23.6.12

De peito aberto



Entre os peixes azulados na Praia de Botafogo, protestos e manifestações nas ruas do Centro, e discussões – mais ou menos – acaloradas no Riocentro, a Rio+20 vai chegando ao fim. Mas a mídia, que nada de boba tem, arrumou alguns temas prosaicos para chamar a atenção de quem pouco se conectou à importância dos temas discutidos na cidade nos últimos dias. E desta forma, encontraram uma musa para a Conferência Rio +20.

O ato legítimo da cearense Brígida de Souza – que tirou a blusa por conta do calor insuportável que atingiu a todos numa passeata na Avenida Rio Branco – me fez lembrar, com um saudosismo que me acomete de tempos em tempos, da rebeldia e a falta de pudor de uma das grandes intérpretes que este país já produziu: Cássia Eller. Até os dias de hoje, me lembro com clareza de um show da Cássia, no falecido Canecão, em que ela, a certa altura do show, provocava a plateia colocando seus mamilos à mostra. Era o seu “Veneno AntiMonotonia” para o preconceito social reinante ao mesmo tempo em que prestava uma belíssima homenagem às canções de outro rebelde sem igual chamado Cazuza.

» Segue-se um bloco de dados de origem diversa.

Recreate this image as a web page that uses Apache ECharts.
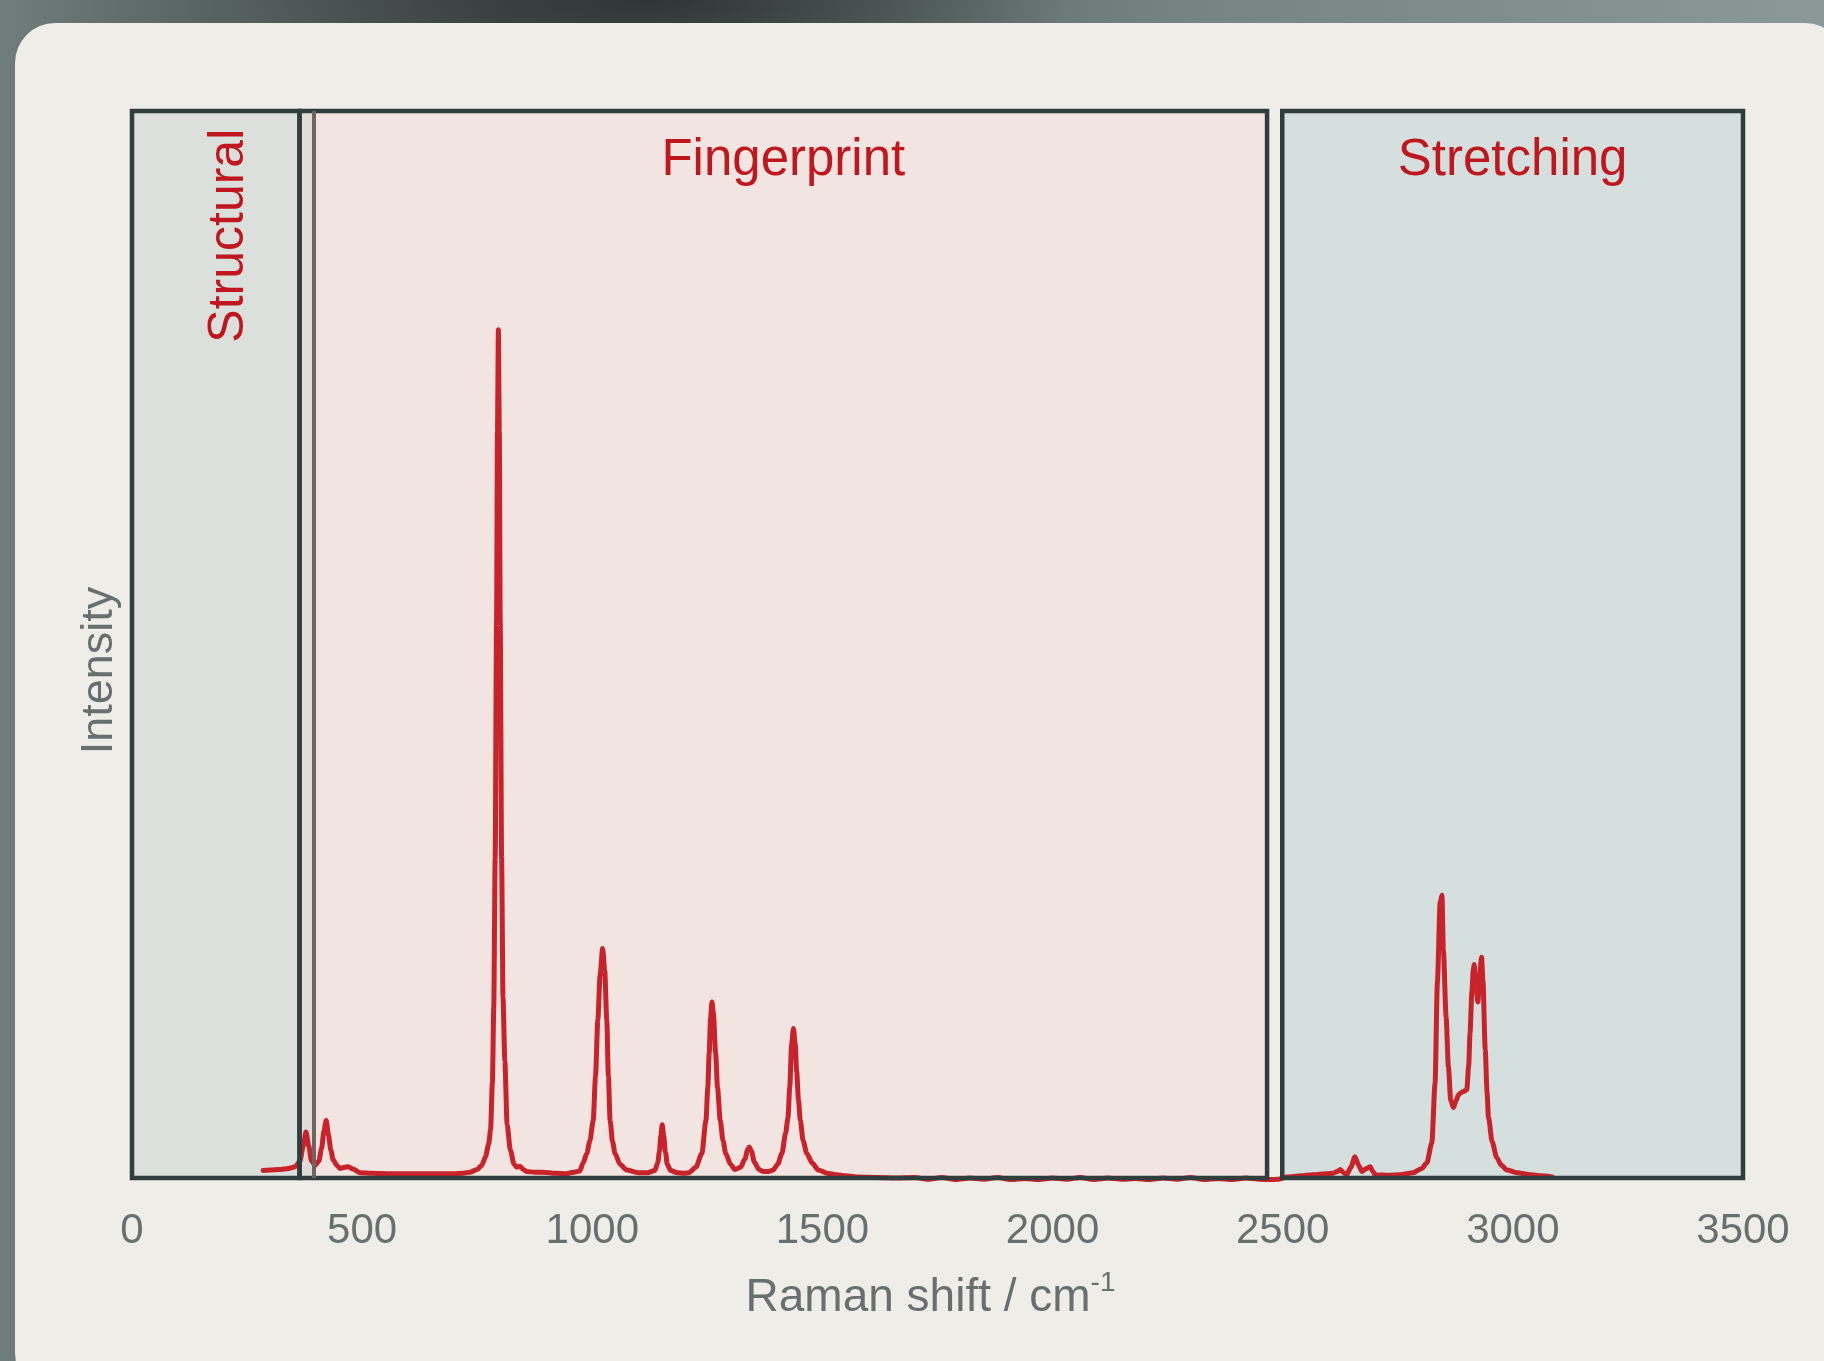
<!DOCTYPE html>
<html>
<head>
<meta charset="utf-8">
<script src="https://cdn.jsdelivr.net/npm/echarts@6/dist/echarts.min.js"></script>
<style>
  html, body { margin: 0; padding: 0; width: 1824px; height: 1361px; overflow: hidden; }
  body {
    background-color: #6b7877;
    background-image:
      radial-gradient(ellipse 420px 110px at 650px 0px, rgba(40,47,47,0.85) 0%, rgba(40,47,47,0) 100%),
      linear-gradient(90deg, #6f7d7c 0%, #56625f 12%, #4b5555 28%, #5a6766 45%, #758382 65%, #8a9998 100%);
  }
  #card { position: absolute; left: 15px; top: 23px; width: 1830px; height: 1370px; background: #eeede8; border-radius: 40px; }
  #chart { position: absolute; left: 0; top: 0; width: 1824px; height: 1361px; }
</style>
</head>
<body>
<div id="card"></div>
<div id="chart"></div>
<script>
// ---- data ----
const xTicks = [0, 500, 1000, 1500, 2000, 2500, 3000, 3500];

// Regions (Raman shift, cm^-1)
const regionNames = ['Structural', 'Fingerprint', 'Stretching'];
const regionStart = [0, 364, 2499];
const regionEnd   = [364, 2466, 3500];
const gapStart = 364, gapEnd = 394;

// Spectrum: low-wavenumber part
const shiftLow = [285, 300, 320, 340, 355, 365, 372, 378, 384, 390, 398, 406, 412, 417, 422, 427, 432, 437, 445, 452, 462, 470, 480, 495, 520, 560, 600, 650, 700, 720, 735, 750];
const intLow   = [0.7, 0.75, 0.8, 0.9, 1.06, 1.6, 3.0, 4.3, 3.0, 1.6, 1.2, 1.6, 2.8, 4.4, 5.4, 4.0, 2.6, 1.7, 1.2, 0.9, 1.0, 1.06, 0.85, 0.5, 0.45, 0.4, 0.4, 0.4, 0.4, 0.45, 0.55, 0.8];

// Fingerprint part
const shiftFp = [760, 768, 775, 779, 783, 786, 789, 792, 794, 796, 798, 800, 803, 806, 810, 815, 822, 830, 836, 843, 850, 858, 875, 893, 920, 944, 960, 973,
  980, 988, 995, 1002, 1007, 1012, 1017, 1022.5, 1027, 1031.5, 1035, 1038.7, 1044, 1049.5, 1060, 1075, 1100, 1120,
  1136, 1142, 1146, 1149, 1152, 1155, 1159, 1163, 1170, 1185, 1200, 1210, 1225,
  1238, 1247, 1251, 1254, 1257, 1260, 1263, 1268, 1272, 1278, 1284, 1290, 1300, 1310, 1322, 1332, 1337, 1341, 1346, 1352, 1362, 1372, 1383, 1393, 1403,
  1412, 1420, 1425, 1429, 1433, 1437, 1441, 1444, 1448, 1452, 1458, 1466, 1478, 1491, 1510, 1530, 1550, 1580, 1620, 1660];
const intFp = [1.2, 2.0, 3.2, 4.5, 9, 16, 30, 52, 70, 79.5, 70, 52, 30, 17, 11, 5, 2.6, 1.3, 1.0, 1.1, 0.8, 0.6, 0.55, 0.55, 0.45, 0.4, 0.55, 0.65,
  1.4, 2.3, 3.5, 5.4, 9.5, 14.8, 19, 21.5, 19.5, 14.8, 9.5, 5.4, 3.4, 2.3, 1.3, 0.75, 0.5, 0.5,
  0.7, 1.4, 2.5, 4.0, 5.0, 4.0, 2.4, 1.3, 0.7, 0.5, 0.45, 0.5, 1.0,
  2.3, 5.4, 8.5, 11.7, 15, 16.5, 15.5, 11.7, 8.5, 5.4, 3.5, 2.3, 1.3, 0.8, 1.0, 1.8, 2.6, 2.9, 2.5, 1.5, 0.8, 0.6, 0.6, 0.75, 1.3,
  2.3, 4.2, 5.6, 8.5, 12.5, 14.0, 12.5, 10, 7.3, 5.4, 3.5, 2.3, 1.4, 0.75, 0.45, 0.3, 0.2, 0.1, 0.05, 0.0];

// Silent range (near baseline)
const shiftMid = [1700, 1730, 1760, 1790, 1820, 1850, 1880, 1910, 1940, 1970, 2000, 2030, 2060, 2090, 2120, 2150, 2180, 2210, 2240, 2270, 2300, 2330, 2360, 2390, 2420, 2450, 2470, 2490];
const intMid   = [0.05, -0.12, 0.05, -0.15, 0.0, -0.12, 0.05, -0.15, -0.05, -0.15, 0.0, -0.12, 0.05, -0.15, 0.0, -0.12, -0.05, -0.15, 0.0, -0.12, 0.05, -0.15, -0.05, -0.15, 0.0, -0.12, -0.15, -0.12];

// Stretching part
const shiftSt = [2509, 2540, 2566, 2595, 2610, 2618, 2625, 2632, 2639, 2648, 2657, 2665, 2672, 2682, 2690, 2696, 2701, 2730, 2755, 2783, 2802, 2813, 2824, 2831, 2836, 2842, 2846, 2849, 2855, 2860, 2865, 2871, 2876, 2882, 2887, 2892, 2897, 2900, 2904, 2907, 2911, 2914, 2916, 2920, 2924, 2928, 2932, 2935, 2940, 2944, 2947, 2955, 2965, 2975, 2987, 3009, 3040, 3060, 3085];
const intSt   = [0.1, 0.2, 0.3, 0.4, 0.45, 0.6, 0.8, 0.5, 0.3, 1.0, 2.0, 1.2, 0.6, 0.9, 1.06, 0.6, 0.3, 0.25, 0.3, 0.5, 0.9, 1.4, 3.3, 8.9, 18.3, 25.8, 26.5, 21.4, 15.1, 10.4, 7.3, 6.6, 7.2, 7.8, 8.0, 8.1, 8.2, 8.3, 10.5, 13.6, 17.5, 19.5, 20.0, 18, 16.5, 19, 20.7, 18.5, 12, 8, 5.7, 3.4, 1.9, 1.2, 0.75, 0.5, 0.3, 0.2, 0.1];

// ---- build ----
function pairs(xs, ys) { return xs.map((x, i) => [x, ys[i]]); }
const spectrum = [].concat(pairs(shiftLow, intLow), pairs(shiftFp, intFp), pairs(shiftMid, intMid), pairs(shiftSt, intSt));

const FONT = "'Liberation Sans', Arial, Helvetica, sans-serif";
const RED = '#c0161e';
const GREY_TEXT = '#67706f';
const DARK = '#2f3e3d';
const fills = ['#dbe0dc', '#f2e4e1', '#d5dfde'];

const chart = echarts.init(document.getElementById('chart'), null, { renderer: 'canvas' });

const fillAreas = regionNames.map((n, i) => [
  { xAxis: regionStart[i], yAxis: 0, itemStyle: { color: fills[i] } },
  { xAxis: regionEnd[i], yAxis: 100 }
]);
fillAreas.push([{ xAxis: gapStart, yAxis: 0, itemStyle: { color: '#e2dcd9' } }, { xAxis: gapEnd, yAxis: 100 }]);

const labelFor = (i) => {
  if (i === 0) {
    return { show: true, position: 'insideTop', distance: 17, rotate: 90, align: 'right', verticalAlign: 'middle',
      fontSize: 50, color: RED, fontFamily: FONT, offset: [-3, 13] };
  }
  return { show: true, position: 'insideTop', distance: 27, fontSize: 51, color: RED, fontFamily: FONT };
};

const borderAreas = regionNames.map((n, i) => [
  { name: n, xAxis: regionStart[i], yAxis: 0, label: labelFor(i) },
  { xAxis: regionEnd[i], yAxis: 100 }
]);

chart.setOption({
  backgroundColor: 'transparent',
  animation: false,
  grid: { left: 132, top: 111, width: 1611, height: 1067 },
  xAxis: {
    type: 'value', min: 0, max: 3500, interval: 500,
    name: 'Raman shift / cm{sup|-1}',
    nameLocation: 'middle', nameGap: 91,
    nameTextStyle: { fontSize: 46, color: GREY_TEXT, fontFamily: FONT, padding: [0, 14, 0, 0],
      rich: { sup: { fontSize: 28, color: GREY_TEXT, fontFamily: FONT, verticalAlign: 'top', padding: [0, 0, 30, 0] } } },
    axisLine: { show: true, lineStyle: { color: '#a3a6a2', width: 2 } },
    axisTick: { show: false },
    splitLine: { show: false },
    axisLabel: { fontSize: 42, color: GREY_TEXT, fontFamily: FONT, margin: 32,
      formatter: (v) => xTicks.indexOf(v) >= 0 ? String(v) : '' }
  },
  yAxis: {
    type: 'value', min: 0, max: 100,
    name: 'Intensity', nameLocation: 'middle', nameGap: 10,
    nameTextStyle: { fontSize: 45, color: GREY_TEXT, fontFamily: FONT, padding: [0, 52, 0, 0] },
    axisLine: { show: false }, axisTick: { show: false }, axisLabel: { show: false }, splitLine: { show: false }
  },
  series: [
    {
      type: 'line', data: [], silent: true, z: 1,
      markArea: { silent: true, z: 1, data: fillAreas, label: { show: false } }
    },
    {
      type: 'line', data: spectrum, z: 3, clip: false,
      showSymbol: false, symbol: 'none', smooth: 0.25, smoothMonotone: 'x',
      lineStyle: { color: '#c8222a', width: 5, join: 'round', cap: 'round' }
    },
    {
      type: 'line', data: [], silent: true, z: 5,
      markArea: {
        silent: true, z: 5,
        itemStyle: { color: 'rgba(0,0,0,0)', borderColor: DARK, borderWidth: 4.5 },
        data: borderAreas
      },
      markLine: {
        silent: true, z: 6, symbol: 'none', label: { show: false },
        lineStyle: { color: '#6b6663', width: 4, type: 'solid' },
        data: [{ xAxis: gapEnd }]
      }
    }
  ]
});
</script>
</body>
</html>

Era o ano de 1997 e Cássia Eller, enfim, começava a conquistar o respeito de público e crítica com suas interpretações ímpares e um repertório variado mas ao mesmo tempo extremamente identificado com sua personalidade plural e desafiadora. De “Por Enquanto” (Renato Russo) a “Non, Je Ne Regrete Rien” (lembrada na voz de Edith Piaf), passando por “Na Cadência Do Samba” (Ataulfo Alves e Paulo Gesta), Cássia sempre se fez presente em interpretações únicas com sua voz rascante e métrica própria colocando-a num patamar muito distante das cantoras de sua época.

Quase comouma curva fora do ponto, Cássia Eller foi conquistando admiradores a cada música gravada. Indiscutivelmente, seu auge se deu poucos meses antes de sua morte trágica, com o lançamento do disco “Acústico MTV” lançado em março de 2001, ganhador de um Grammy Latino como “Melhor Disco Brasileiro de Rock” e um dos vinte álbuns mais vendidos no Brasil no ano de 2002.

Em 2012, Cássia estaria completando 50 anos. Mal consigo imaginar o que ela teria aprontado nestes últimos dez anos. E pensando um pouco desta forma, e com opropósito de homenageá-la, é que o documentarista Paulo Henrique Fontenelle – o mesmo realizador de “Loki – Arnaldo Baptista” sobre a vida do ex-Mutantes – está reunindo material sobre as passagens de Cássia pelo Rio de Janeiro e outras cidades em que viveu em sua vida itinerante. Como por exemplo, sua primeira residência no Recreio dos Bandeirantes tentando emplacar a carreira artística e o sítio que dividiu com o guitarrista Walter Villaça, na antiga Rio-São Paulo. Registro merecido e à altura da sua importância para a história da nossa música.